──────── Given data

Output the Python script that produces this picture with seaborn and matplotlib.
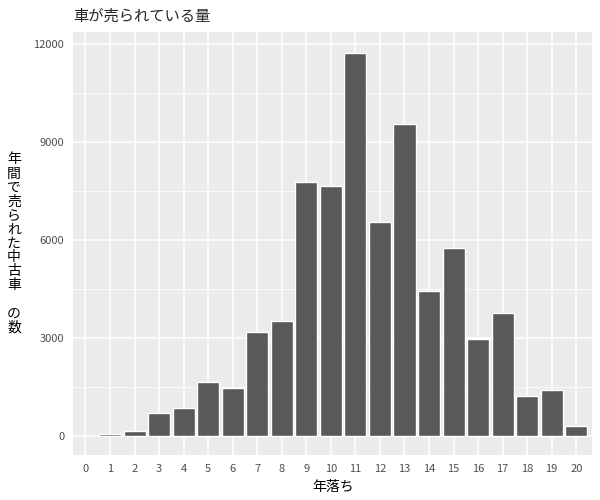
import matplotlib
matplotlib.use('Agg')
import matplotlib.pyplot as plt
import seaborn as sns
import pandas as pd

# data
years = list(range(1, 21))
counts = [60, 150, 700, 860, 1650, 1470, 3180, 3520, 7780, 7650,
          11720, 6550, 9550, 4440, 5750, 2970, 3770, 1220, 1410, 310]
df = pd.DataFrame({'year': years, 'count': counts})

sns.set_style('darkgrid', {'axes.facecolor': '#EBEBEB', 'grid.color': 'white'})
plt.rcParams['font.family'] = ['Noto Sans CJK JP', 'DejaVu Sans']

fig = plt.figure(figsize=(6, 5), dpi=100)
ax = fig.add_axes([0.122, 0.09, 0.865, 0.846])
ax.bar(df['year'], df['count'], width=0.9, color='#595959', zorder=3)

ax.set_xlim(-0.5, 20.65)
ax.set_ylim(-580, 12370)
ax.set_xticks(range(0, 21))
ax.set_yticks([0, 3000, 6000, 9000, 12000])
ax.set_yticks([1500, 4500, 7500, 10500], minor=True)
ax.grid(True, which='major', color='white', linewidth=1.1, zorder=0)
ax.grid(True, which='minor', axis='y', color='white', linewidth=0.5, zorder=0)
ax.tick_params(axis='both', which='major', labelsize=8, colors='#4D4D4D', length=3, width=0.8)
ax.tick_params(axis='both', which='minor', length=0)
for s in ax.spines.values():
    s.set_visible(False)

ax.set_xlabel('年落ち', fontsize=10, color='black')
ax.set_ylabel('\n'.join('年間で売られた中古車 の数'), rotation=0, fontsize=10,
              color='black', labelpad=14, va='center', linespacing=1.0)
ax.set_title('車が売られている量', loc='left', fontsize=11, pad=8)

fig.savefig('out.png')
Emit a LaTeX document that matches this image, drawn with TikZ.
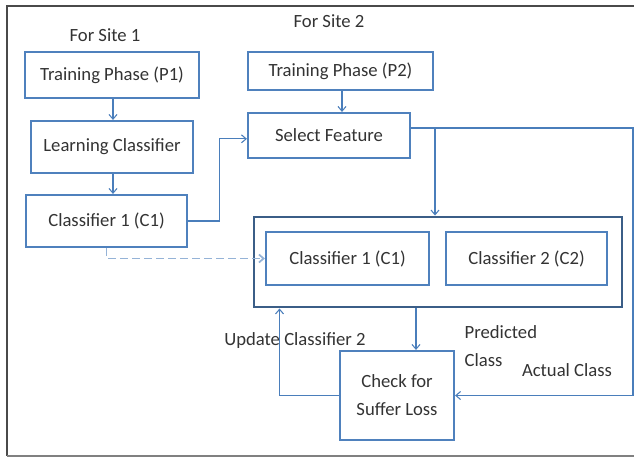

────────────────

Problem details
Return, unchanged, the lines from the first line of the material through the line that holds "plt.rcParams['font.family'] = ['Noto", inclusive, omitting pictures.

Complete output
Output the Python script that produces this picture with seaborn and matplotlib.
import matplotlib
matplotlib.use('Agg')
import matplotlib.pyplot as plt
import seaborn as sns
import pandas as pd

# data
years = list(range(1, 21))
counts = [60, 150, 700, 860, 1650, 1470, 3180, 3520, 7780, 7650,
          11720, 6550, 9550, 4440, 5750, 2970, 3770, 1220, 1410, 310]
df = pd.DataFrame({'year': years, 'count': counts})

sns.set_style('darkgrid', {'axes.facecolor': '#EBEBEB', 'grid.color': 'white'})
plt.rcParams['font.family'] = ['Noto Sans CJK JP', 'DejaVu Sans']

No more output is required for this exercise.